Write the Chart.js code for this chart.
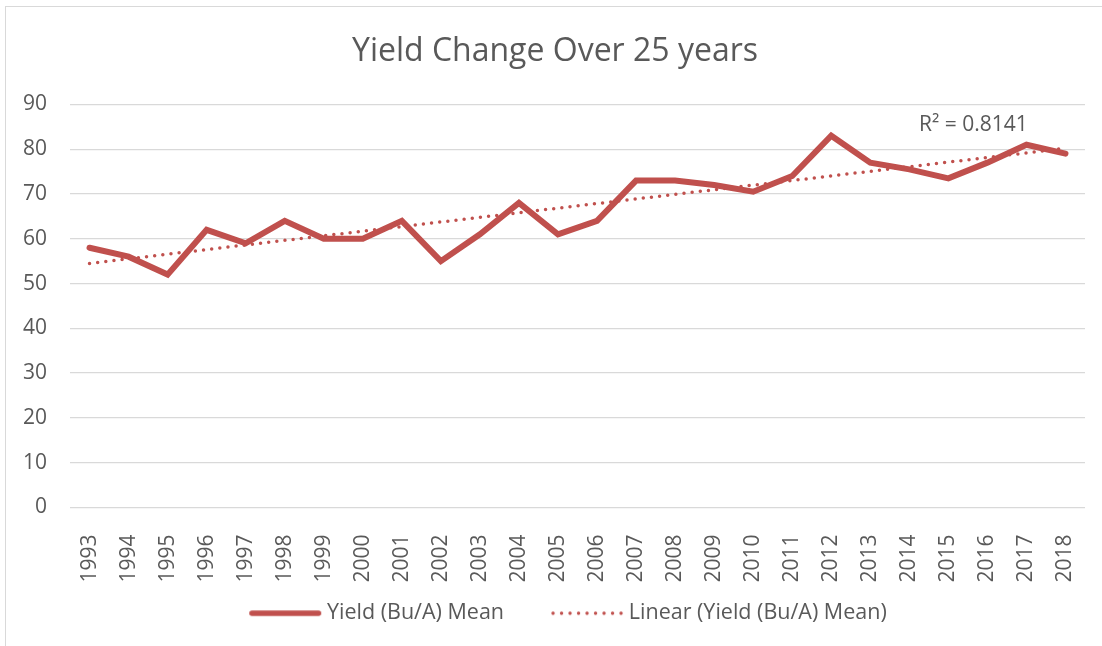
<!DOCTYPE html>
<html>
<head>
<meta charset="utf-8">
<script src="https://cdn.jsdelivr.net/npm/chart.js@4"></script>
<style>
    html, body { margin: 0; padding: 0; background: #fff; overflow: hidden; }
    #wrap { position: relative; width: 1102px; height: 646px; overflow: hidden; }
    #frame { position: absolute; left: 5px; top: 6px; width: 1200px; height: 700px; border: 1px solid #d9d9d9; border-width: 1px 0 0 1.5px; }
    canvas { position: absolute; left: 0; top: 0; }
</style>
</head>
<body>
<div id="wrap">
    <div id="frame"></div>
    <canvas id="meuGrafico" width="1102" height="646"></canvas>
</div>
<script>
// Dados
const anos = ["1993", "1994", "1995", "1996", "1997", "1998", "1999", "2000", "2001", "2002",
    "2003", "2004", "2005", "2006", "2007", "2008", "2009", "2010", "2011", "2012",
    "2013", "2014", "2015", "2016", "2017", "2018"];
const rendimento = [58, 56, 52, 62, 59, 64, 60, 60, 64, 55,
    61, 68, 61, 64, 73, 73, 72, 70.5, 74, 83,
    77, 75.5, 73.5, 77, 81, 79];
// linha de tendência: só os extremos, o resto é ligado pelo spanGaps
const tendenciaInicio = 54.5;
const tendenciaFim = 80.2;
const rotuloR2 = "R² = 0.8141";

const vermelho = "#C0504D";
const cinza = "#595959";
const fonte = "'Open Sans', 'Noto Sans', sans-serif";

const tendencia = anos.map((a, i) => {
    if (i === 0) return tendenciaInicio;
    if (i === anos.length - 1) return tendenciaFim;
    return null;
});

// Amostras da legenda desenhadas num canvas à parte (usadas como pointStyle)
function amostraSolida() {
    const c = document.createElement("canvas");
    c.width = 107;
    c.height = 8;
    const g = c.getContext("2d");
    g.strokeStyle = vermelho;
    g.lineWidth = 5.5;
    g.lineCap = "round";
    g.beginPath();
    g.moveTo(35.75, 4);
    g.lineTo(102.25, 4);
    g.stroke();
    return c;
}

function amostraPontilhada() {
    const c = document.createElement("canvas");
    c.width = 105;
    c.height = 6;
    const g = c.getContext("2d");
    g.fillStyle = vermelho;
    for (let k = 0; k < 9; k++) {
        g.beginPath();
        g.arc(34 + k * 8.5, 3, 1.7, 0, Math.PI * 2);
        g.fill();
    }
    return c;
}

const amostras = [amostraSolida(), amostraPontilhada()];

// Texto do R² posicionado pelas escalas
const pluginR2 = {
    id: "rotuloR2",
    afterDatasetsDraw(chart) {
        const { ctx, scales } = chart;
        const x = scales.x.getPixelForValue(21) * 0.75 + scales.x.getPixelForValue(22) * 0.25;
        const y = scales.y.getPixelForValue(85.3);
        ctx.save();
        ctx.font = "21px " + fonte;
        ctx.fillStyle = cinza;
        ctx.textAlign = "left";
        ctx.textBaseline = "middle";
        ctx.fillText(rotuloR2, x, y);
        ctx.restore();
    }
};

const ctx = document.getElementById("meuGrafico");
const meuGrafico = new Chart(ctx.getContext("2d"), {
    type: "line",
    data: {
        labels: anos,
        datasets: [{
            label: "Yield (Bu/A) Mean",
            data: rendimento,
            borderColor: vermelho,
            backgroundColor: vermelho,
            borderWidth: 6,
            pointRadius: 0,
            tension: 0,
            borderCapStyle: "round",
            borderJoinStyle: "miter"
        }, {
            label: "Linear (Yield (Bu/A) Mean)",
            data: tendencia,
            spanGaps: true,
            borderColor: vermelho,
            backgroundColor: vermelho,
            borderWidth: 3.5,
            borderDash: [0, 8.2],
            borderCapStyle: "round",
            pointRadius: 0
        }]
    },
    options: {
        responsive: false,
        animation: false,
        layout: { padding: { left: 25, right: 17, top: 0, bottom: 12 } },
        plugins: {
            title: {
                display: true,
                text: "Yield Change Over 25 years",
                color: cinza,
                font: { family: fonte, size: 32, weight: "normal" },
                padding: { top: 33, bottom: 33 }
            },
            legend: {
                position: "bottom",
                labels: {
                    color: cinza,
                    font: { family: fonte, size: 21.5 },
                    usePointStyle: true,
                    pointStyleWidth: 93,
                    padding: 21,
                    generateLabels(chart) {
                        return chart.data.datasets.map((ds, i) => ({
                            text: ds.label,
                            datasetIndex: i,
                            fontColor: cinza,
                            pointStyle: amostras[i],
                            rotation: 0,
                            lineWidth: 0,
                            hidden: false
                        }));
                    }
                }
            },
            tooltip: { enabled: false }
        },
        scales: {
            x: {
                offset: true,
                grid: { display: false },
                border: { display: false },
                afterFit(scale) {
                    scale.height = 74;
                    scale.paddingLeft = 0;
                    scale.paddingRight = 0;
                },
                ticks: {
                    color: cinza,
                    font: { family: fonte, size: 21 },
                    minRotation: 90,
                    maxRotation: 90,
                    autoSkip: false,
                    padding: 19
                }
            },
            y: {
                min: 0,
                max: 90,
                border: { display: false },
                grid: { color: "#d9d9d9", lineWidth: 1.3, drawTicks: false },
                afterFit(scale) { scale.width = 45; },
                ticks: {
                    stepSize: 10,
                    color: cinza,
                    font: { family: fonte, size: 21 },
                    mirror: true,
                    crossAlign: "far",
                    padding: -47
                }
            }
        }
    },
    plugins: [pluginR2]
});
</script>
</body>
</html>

## The request
Set the listing down in full and exactly. Pictures within it should not appear in the copy.

## Full response
Write the Chart.js code for this chart.
<!DOCTYPE html>
<html>
<head>
<meta charset="utf-8">
<script src="https://cdn.jsdelivr.net/npm/chart.js@4"></script>
<style>
    html, body { margin: 0; padding: 0; background: #fff; overflow: hidden; }
    #wrap { position: relative; width: 1102px; height: 646px; overflow: hidden; }
    #frame { position: absolute; left: 5px; top: 6px; width: 1200px; height: 700px; border: 1px solid #d9d9d9; border-width: 1px 0 0 1.5px; }
    canvas { position: absolute; left: 0; top: 0; }
</style>
</head>
<body>
<div id="wrap">
    <div id="frame"></div>
    <canvas id="meuGrafico" width="1102" height="646"></canvas>
</div>
<script>
// Dados
const anos = ["1993", "1994", "1995", "1996", "1997", "1998", "1999", "2000", "2001", "2002",
    "2003", "2004", "2005", "2006", "2007", "2008", "2009", "2010", "2011", "2012",
    "2013", "2014", "2015", "2016", "2017", "2018"];
const rendimento = [58, 56, 52, 62, 59, 64, 60, 60, 64, 55,
    61, 68, 61, 64, 73, 73, 72, 70.5, 74, 83,
    77, 75.5, 73.5, 77, 81, 79];
// linha de tendência: só os extremos, o resto é ligado pelo spanGaps
const tendenciaInicio = 54.5;
const tendenciaFim = 80.2;
const rotuloR2 = "R² = 0.8141";

const vermelho = "#C0504D";
const cinza = "#595959";
const fonte = "'Open Sans', 'Noto Sans', sans-serif";

const tendencia = anos.map((a, i) => {
    if (i === 0) return tendenciaInicio;
    if (i === anos.length - 1) return tendenciaFim;
    return null;
});

// Amostras da legenda desenhadas num canvas à parte (usadas como pointStyle)
function amostraSolida() {
    const c = document.createElement("canvas");
    c.width = 107;
    c.height = 8;
    const g = c.getContext("2d");
    g.strokeStyle = vermelho;
    g.lineWidth = 5.5;
    g.lineCap = "round";
    g.beginPath();
    g.moveTo(35.75, 4);
    g.lineTo(102.25, 4);
    g.stroke();
    return c;
}

function amostraPontilhada() {
    const c = document.createElement("canvas");
    c.width = 105;
    c.height = 6;
    const g = c.getContext("2d");
    g.fillStyle = vermelho;
    for (let k = 0; k < 9; k++) {
        g.beginPath();
        g.arc(34 + k * 8.5, 3, 1.7, 0, Math.PI * 2);
        g.fill();
    }
    return c;
}

const amostras = [amostraSolida(), amostraPontilhada()];

// Texto do R² posicionado pelas escalas
const pluginR2 = {
    id: "rotuloR2",
    afterDatasetsDraw(chart) {
        const { ctx, scales } = chart;
        const x = scales.x.getPixelForValue(21) * 0.75 + scales.x.getPixelForValue(22) * 0.25;
        const y = scales.y.getPixelForValue(85.3);
        ctx.save();
        ctx.font = "21px " + fonte;
        ctx.fillStyle = cinza;
        ctx.textAlign = "left";
        ctx.textBaseline = "middle";
        ctx.fillText(rotuloR2, x, y);
        ctx.restore();
    }
};

const ctx = document.getElementById("meuGrafico");
const meuGrafico = new Chart(ctx.getContext("2d"), {
    type: "line",
    data: {
        labels: anos,
        datasets: [{
            label: "Yield (Bu/A) Mean",
            data: rendimento,
            borderColor: vermelho,
            backgroundColor: vermelho,
            borderWidth: 6,
            pointRadius: 0,
            tension: 0,
            borderCapStyle: "round",
            borderJoinStyle: "miter"
        }, {
            label: "Linear (Yield (Bu/A) Mean)",
            data: tendencia,
            spanGaps: true,
            borderColor: vermelho,
            backgroundColor: vermelho,
            borderWidth: 3.5,
            borderDash: [0, 8.2],
            borderCapStyle: "round",
            pointRadius: 0
        }]
    },
    options: {
        responsive: false,
        animation: false,
        layout: { padding: { left: 25, right: 17, top: 0, bottom: 12 } },
        plugins: {
            title: {
                display: true,
                text: "Yield Change Over 25 years",
                color: cinza,
                font: { family: fonte, size: 32, weight: "normal" },
                padding: { top: 33, bottom: 33 }
            },
            legend: {
                position: "bottom",
                labels: {
                    color: cinza,
                    font: { family: fonte, size: 21.5 },
                    usePointStyle: true,
                    pointStyleWidth: 93,
                    padding: 21,
                    generateLabels(chart) {
                        return chart.data.datasets.map((ds, i) => ({
                            text: ds.label,
                            datasetIndex: i,
                            fontColor: cinza,
                            pointStyle: amostras[i],
                            rotation: 0,
                            lineWidth: 0,
                            hidden: false
                        }));
                    }
                }
            },
            tooltip: { enabled: false }
        },
        scales: {
            x: {
                offset: true,
                grid: { display: false },
                border: { display: false },
                afterFit(scale) {
                    scale.height = 74;
                    scale.paddingLeft = 0;
                    scale.paddingRight = 0;
                },
                ticks: {
                    color: cinza,
                    font: { family: fonte, size: 21 },
                    minRotation: 90,
                    maxRotation: 90,
                    autoSkip: false,
                    padding: 19
                }
            },
            y: {
                min: 0,
                max: 90,
                border: { display: false },
                grid: { color: "#d9d9d9", lineWidth: 1.3, drawTicks: false },
                afterFit(scale) { scale.width = 45; },
                ticks: {
                    stepSize: 10,
                    color: cinza,
                    font: { family: fonte, size: 21 },
                    mirror: true,
                    crossAlign: "far",
                    padding: -47
                }
            }
        }
    },
    plugins: [pluginR2]
});
</script>
</body>
</html>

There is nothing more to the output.